Pictures stay out. Extract the lines below from the first one through the line with "fig = go.Figure()", both included.
** Begin SOURCE DATA **
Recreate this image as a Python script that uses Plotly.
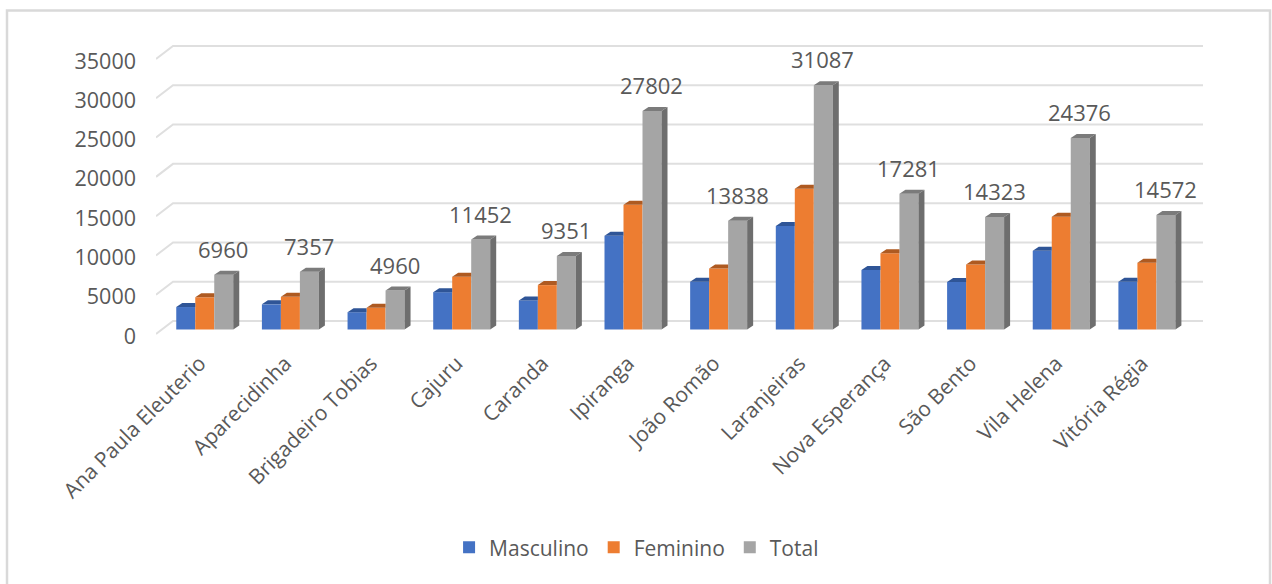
import plotly.graph_objects as go

categories = ["Ana Paula Eleuterio", "Aparecidinha", "Brigadeiro Tobias", "Cajuru", "Caranda", "Ipiranga",
              "João Romão", "Laranjeiras", "Nova Esperança", "São Bento", "Vila Helena", "Vitória Régia"]
masculino = [2860, 3200, 2200, 4750, 3700, 11940, 6085, 13170, 7570, 6050, 10030, 6085]
feminino = [4100, 4157, 2760, 6702, 5651, 15862, 7753, 17917, 9711, 8273, 14346, 8487]
total = [6960, 7357, 4960, 11452, 9351, 27802, 13838, 31087, 17281, 14323, 24376, 14572]
y_ticks = [0, 5000, 10000, 15000, 20000, 25000, 30000, 35000]

FONT = "Open Sans"
TXT = "#595959"
GRID = "#dfdfdf"
W, H = 1272, 584
L, R, T, B = 156, 1203, 30, 340      # plot area in pixels
PXX = 85.65                          # pixels per group
C0 = 204.75                          # pixel of first group centre
PXV = 35000 / 275                    # value per pixel
BAR = 19 / PXX
DX, DY = 6 / PXX, 4 * PXV            # bar depth
BACK_DX, BACK_DY = 17 / PXX, 15 * PXV  # wall depth (from the tick-label baseline)
FRONT_DY = 2 * PXV                   # front end of gridline sits above the tick label centre
xr = [(L - C0) / PXX, (R - C0) / PXX]

fig = go.Figure()

# walls / gridlines on the primary (front plane) axis
gx, gy = [], []
for v in y_ticks:
    gx += [xr[0], xr[0] + BACK_DX, xr[1], None]
    gy += [v + FRONT_DY, v + BACK_DY, v + BACK_DY, None]
fig.add_trace(go.Scatter(x=gx, y=gy, mode="lines", line=dict(color=GRID, width=2),
                         showlegend=False, hoverinfo="skip", yaxis="y"))

series = [("Masculino", masculino, "#4472C4", "#2F5597", -1),
          ("Feminino", feminino, "#ED7D31", "#AE5A21", 0),
          ("Total", total, "#A5A5A5", "#7B7B7B", 1)]
idx = list(range(len(categories)))
for name, vals, col, top, s in series:
    fig.add_trace(go.Bar(x=[i + s * BAR for i in idx], y=vals, width=BAR, name=name,
                         marker=dict(color=col, line=dict(width=0)), yaxis="y2"))
for name, vals, col, top, s in series:
    tx, ty = [], []
    for i, v in zip(idx, vals):
        a = i + s * BAR - BAR / 2
        b = a + BAR
        far = b + DX if s == 1 else b
        tx += [a, b, far, a + DX, a, None]
        ty += [v, v, v + DY, v + DY, v, None]
    fig.add_trace(go.Scatter(x=tx, y=ty, mode="lines", fill="toself", fillcolor=top, line=dict(width=0),
                             showlegend=False, hoverinfo="skip", yaxis="y2"))
    if s == 1:
        sx, sy = [], []
        for i, v in zip(idx, vals):
            b = i + s * BAR + BAR / 2
            sx += [b, b, b + DX, b + DX, b, None]
            sy += [0, v, v + DY, DY, 0, None]
        fig.add_trace(go.Scatter(x=sx, y=sy, mode="lines", fill="toself", fillcolor="#6E6E6E", line=dict(width=0),
                                 showlegend=False, hoverinfo="skip", yaxis="y2"))

for i, v in zip(idx, total):
    fig.add_annotation(x=i + BAR - 0.5 / PXX, y=v, xref="x", yref="y2", text=str(v), showarrow=False,
                       yanchor="middle", yshift=26, font=dict(family=FONT, size=22, color=TXT))

fig.add_shape(type="rect", xref="paper", yref="paper", layer="below",
              x0=(7 - L) / (R - L), x1=(1270 - L) / (R - L),
              y0=(B - 600) / (B - T), y1=(B - 10.5) / (B - T),
              line=dict(color="#d9d9d9", width=2.5), fillcolor="white")

fig.update_layout(
    width=W, height=H, margin=dict(l=L, r=W - R, t=T, b=H - B),
    paper_bgcolor="white", plot_bgcolor="rgba(0,0,0,0)",
    barmode="overlay", hovermode=False,
    font=dict(family=FONT, size=21, color=TXT),
    xaxis=dict(range=xr, tickmode="array", tickvals=idx, ticktext=categories, tickangle=-45,
               showgrid=False, zeroline=False, showline=False, ticks="",
               ticklabelshift=-5, ticklabelstandoff=6,
               tickfont=dict(family=FONT, size=21, color=TXT)),
    yaxis=dict(range=[(336 - B) * PXV, (336 - T) * PXV], tickmode="array", tickvals=y_ticks,
               ticktext=[str(v) for v in y_ticks], showgrid=False, zeroline=False, showline=False,
               ticks="", ticklabelstandoff=19, tickfont=dict(family=FONT, size=21.5, color=TXT)),
    yaxis2=dict(range=[(329.5 - B) * PXV, (329.5 - T) * PXV], overlaying="y", visible=False),
    legend=dict(orientation="h", x=0.459, xanchor="center", y=-0.67, yanchor="middle",
                font=dict(family=FONT, size=21, color=TXT), itemwidth=30, bgcolor="rgba(0,0,0,0)"),
)

fig.write_html("out.html", config=dict(displayModeBar=False), post_script="document.body.style.margin='0';")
** End SOURCE DATA **
▶ WRITTEN RESPONSE
Recreate this image as a Python script that uses Plotly.
import plotly.graph_objects as go

categories = ["Ana Paula Eleuterio", "Aparecidinha", "Brigadeiro Tobias", "Cajuru", "Caranda", "Ipiranga",
              "João Romão", "Laranjeiras", "Nova Esperança", "São Bento", "Vila Helena", "Vitória Régia"]
masculino = [2860, 3200, 2200, 4750, 3700, 11940, 6085, 13170, 7570, 6050, 10030, 6085]
feminino = [4100, 4157, 2760, 6702, 5651, 15862, 7753, 17917, 9711, 8273, 14346, 8487]
total = [6960, 7357, 4960, 11452, 9351, 27802, 13838, 31087, 17281, 14323, 24376, 14572]
y_ticks = [0, 5000, 10000, 15000, 20000, 25000, 30000, 35000]

FONT = "Open Sans"
TXT = "#595959"
GRID = "#dfdfdf"
W, H = 1272, 584
L, R, T, B = 156, 1203, 30, 340      # plot area in pixels
PXX = 85.65                          # pixels per group
C0 = 204.75                          # pixel of first group centre
PXV = 35000 / 275                    # value per pixel
BAR = 19 / PXX
DX, DY = 6 / PXX, 4 * PXV            # bar depth
BACK_DX, BACK_DY = 17 / PXX, 15 * PXV  # wall depth (from the tick-label baseline)
FRONT_DY = 2 * PXV                   # front end of gridline sits above the tick label centre
xr = [(L - C0) / PXX, (R - C0) / PXX]

fig = go.Figure()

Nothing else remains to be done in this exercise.